За XIX век фигура Белинского, в своем смирении, бесформенности, одухотворении, есть, конечно, одна из самых видных; и с его 50-летним живым влиянием не может быть поставлено в ряд влияние, напр., Карамзина, который, как только умер, сейчас же стал «монументом», нечитаемым. Но повторяем, мы не за «медную хвалу» и также не за переименование улиц, что стало входить у нас в употребление, в «Пушкинскую», «Глинкинскую» и проч. «Улица» имеет свой быт, нравы, мудрость и поэзию: это народное достояние, с тем «крестным именем», в какое окрестил ее безыменный «поп»-народ. «Память» каждого человека нужно индивидуализировать, т. е. особенно, заново, по-новому чтить каждого входящего «углом» в храмину духовной или вообще житейской истории. Белинский так нуждался при жизни; умирая – так страшился за будущность детей; всю жизнь он работал на просвещение – «нес крест просвещения» в духовно-косной стране; просвещение тех времен, признав его «неспособным к продолжению курса учения», сделало такой промах непонимания против «вверенного его заботам» ученика. Вот черты, которые уже слагают особенности его «памятника». Почему бы не сделать из потомства Белинского некоторых постоянных пенсионеров так обязанного ему образования; т. е. что каждый мальчик и девочка, указующие его имя в составе своих предков, имеют от элементарного и до высшего раскрытыми перед собою (бесплатно) двери всех учебных заведений; а при возможной нужде – имеют и готовый в них «кошт». Это так просто и так отвечало бы особенностям его заслуг.
1898
О писателях и писательствеЗаметки и наброски 〈В сокращении〉
В № 35 «Нивы» за 1898 г. приложен снимок с бюста гр. Л. Толстого, выполненного И. Я. Гинцбургом, и тут же в маленькой статье объяснено, что 28 августа этого года автору «Войны и мира» минуло 70 лет. Бюст замечательно хорош; скульптура тем совершеннее и выше живописи, что схватывает и выражает идею предмета (или вещи), а не ее состояния, не штрихи в ней или сбегающие и набегающие тени. Живописец берет вещь в ее целости; имея серию красок, а главное – такой тонкости переливов, и имея такое послушное орудие в руках, как кисть, – он рисует не только лицо, но и пылинку, которая села на это лицо и о которой он не знает, принадлежит ли она лицу или внешней природе. Скульптор беден средствами, это монотонный мрамор или монотонная бронза; самое орудие его, резец, не так послушен: нужно усилие, чтобы выдавить черту. Ваятель сосредоточивается, напрягается; уловив одно и главное – он разливает это на все подробности предмета, и мы получаем его мысль, как бы окаменевшую в веках и для веков.

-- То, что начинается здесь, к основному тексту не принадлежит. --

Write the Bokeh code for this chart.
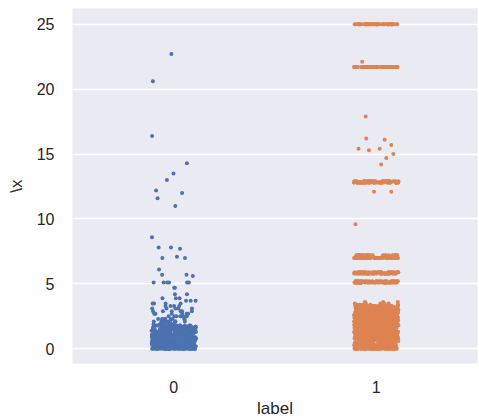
import numpy as np
from bokeh.plotting import figure
from bokeh.models import ColumnDataSource, FactorRange, Range1d, FixedTicker
from bokeh.transform import jitter
from bokeh.embed import file_html
from bokeh.resources import INLINE

categories = ["0", "1"]
colors = ["#4C72B0", "#DD8452"]

# label 0: observed values and how many points sit at each value
vals0 = [22.7, 20.6, 16.4, 14.3, 13.5, 13.0, 12.2, 12.0, 11.6, 11.0, 8.6,
         7.8, 7.7, 7.1, 7.0, 6.1, 5.7, 5.6, 5.1, 4.7, 4.2, 3.9, 3.7, 3.5,
         3.3, 3.1, 2.9, 2.7, 2.5, 2.3, 2.1, 1.9, 1.8, 1.7, 1.6, 1.5, 1.4,
         1.3, 1.2, 1.1, 1.0, 0.9, 0.8, 0.7, 0.6, 0.5, 0.4, 0.3, 0.2, 0.1, 0.0]
cnt0 = [1, 1, 1, 1, 1, 1, 1, 1, 1, 1, 1,
        2, 1, 1, 2, 1, 2, 1, 6, 2, 2, 3, 3, 4,
        4, 5, 6, 7, 8, 9, 10, 12, 14, 16, 18, 20, 22,
        24, 26, 28, 30, 30, 32, 32, 34, 34, 36, 36, 38, 38, 40]

# label 1: observed values and how many points sit at each value
vals1 = [25.0, 22.1, 21.7, 17.9, 16.2, 16.1, 15.7, 15.4, 15.3, 15.0, 14.7,
         14.2, 12.9, 12.8, 12.1, 9.6, 7.2, 7.0, 5.9, 5.8, 5.2, 5.1, 3.6,
         3.5, 3.4, 3.3, 3.2, 3.1, 3.0, 2.9, 2.8, 2.7, 2.6, 2.5, 2.4, 2.3,
         2.2, 2.1, 2.0, 1.9, 1.8, 1.7, 1.6, 1.5, 1.4, 1.3, 1.2, 1.1, 1.0,
         0.9, 0.8, 0.7, 0.6, 0.5, 0.4, 0.3, 0.2, 0.1, 0.0]
cnt1 = [60, 1, 60, 1, 1, 1, 1, 2, 1, 1, 1,
        1, 30, 60, 2, 1, 30, 50, 30, 50, 30, 50, 3,
        5, 8, 30, 30, 30, 30, 30, 30, 30, 30, 30, 30, 30,
        30, 30, 30, 30, 30, 30, 30, 30, 30, 30, 30, 30, 30,
        30, 30, 30, 30, 30, 30, 30, 30, 30, 40]

y_ticks = [0, 5, 10, 15, 20, 25]

p = figure(width=479, height=420, output_backend="svg", toolbar_location=None,
           x_range=FactorRange(*categories, range_padding=0),
           y_range=Range1d(-1.13, 26.21),
           min_border_left=72, min_border_right=2,
           min_border_top=8, min_border_bottom=50)

for cat, vals, cnt, col in [(categories[0], vals0, cnt0, colors[0]),
                            (categories[1], vals1, cnt1, colors[1])]:
    ys = np.repeat(np.array(vals), np.array(cnt))
    src = ColumnDataSource(dict(x=[cat] * len(ys), y=ys))
    p.scatter(x=jitter("x", width=0.22, range=p.x_range), y="y", source=src,
              size=4, fill_color=col, line_color=None)

p.background_fill_color = "#EAEAF2"
p.border_fill_color = "white"
p.outline_line_color = None
p.xgrid.grid_line_color = None
p.ygrid.grid_line_color = "white"
p.ygrid.grid_line_width = 1.3
p.yaxis.ticker = FixedTicker(ticks=y_ticks)

for ax in (p.xaxis, p.yaxis):
    ax.axis_line_color = None
    ax.major_tick_line_color = None
    ax.minor_tick_line_color = None
    ax.major_label_text_font = "Liberation Sans"
    ax.major_label_text_font_size = "16px"
    ax.major_label_text_color = "#262626"
    ax.axis_label_text_font = "Liberation Sans"
    ax.axis_label_text_font_size = "17px"
    ax.axis_label_text_font_style = "normal"
    ax.axis_label_text_color = "#262626"

p.xaxis.axis_label = "label"
p.yaxis.axis_label = "\\x"
p.yaxis.major_label_standoff = 12
p.xaxis.major_label_standoff = 11
p.xaxis.axis_label_standoff = 3
p.yaxis.axis_label_standoff = 8

open("out.html", "w").write(file_html(p, INLINE))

Много есть прекрасных лиц в русской литературе, увитых и повитых задумчивостью. Лица Тютчева, Тургенева, Островского не только выразительны и полны мыслью, но они как бы договаривают вам недоговоренное в «полном собрании сочинений». Самая, напр., поза Тютчева, со сложенными на груди руками, как бы сообщает ему вид уставшего и задумавшегося после разговора человека; в Тургеневе, за писателем, вы так и чувствуете помещика, любителя пострелять куликов или вечером у камина, после охоты – что-нибудь рассказать. Быт, манера, воспитание, привычка – все это, как-то одухотворившись, бросило свою черту на лицо, и последнее получило ту сложность и глубину, которую вы никак не покроете кратким и оголенным, в сущности, одичалым термином: «интеллигентный». Тургенев – «интеллигентный человек», у Тютчева – «интеллигентное» лицо: какая профанация! «Интеллигентность» – это, правда, нечто «духовное»; но это – бедно-духовное; это – бедность именно в самом духовном, какое-то умственное мещанство, начинающаяся «барковщина» в поэзии. Но мы отвлеклись. При взгляде на бюст Гинцбурга невольно подумаешь: именно такого прекрасного лица еще не рождала русская литература. Коренное русское лицо, доведенное до апогея выразительности и силы; наша родная деревня, вдруг возросшая до широты и мер Рима. Конечно, как прообраз, как штрих, коему через немного лет сбежать в могилу, укрыться стыдливо под землею, как преждевременному еще явлению; но если когда-нибудь настанет время (если только оно настанет), что русский голос заговорит миpy, то по этим прекрасным чертам мы можем приблизительно догадываться, какое будет, как сложится, как выразится это грядущее и русское, и одновременно уже миpoвoe лицо. И в самом деле: в нем есть все черты исторической многозначительности и устойчивости; и вместе это – буднично-сегодняшнее лицо, какое я могу встретить, выйдя на улицу. Это «наш Иван», «наш Петр» – мужики, с коими мы ежедневно говорим; но, поставленное между лицами Сократа, Лютера, Микель-Анджело, оно бы не нарушило единства и общности падающего от них впечатления; совсем напротив. Тогда как, например, лицо Тургенева или Островского нарушило бы; это – слишком частные и дробные лица, не отстоявшиеся в тишь и величие истории.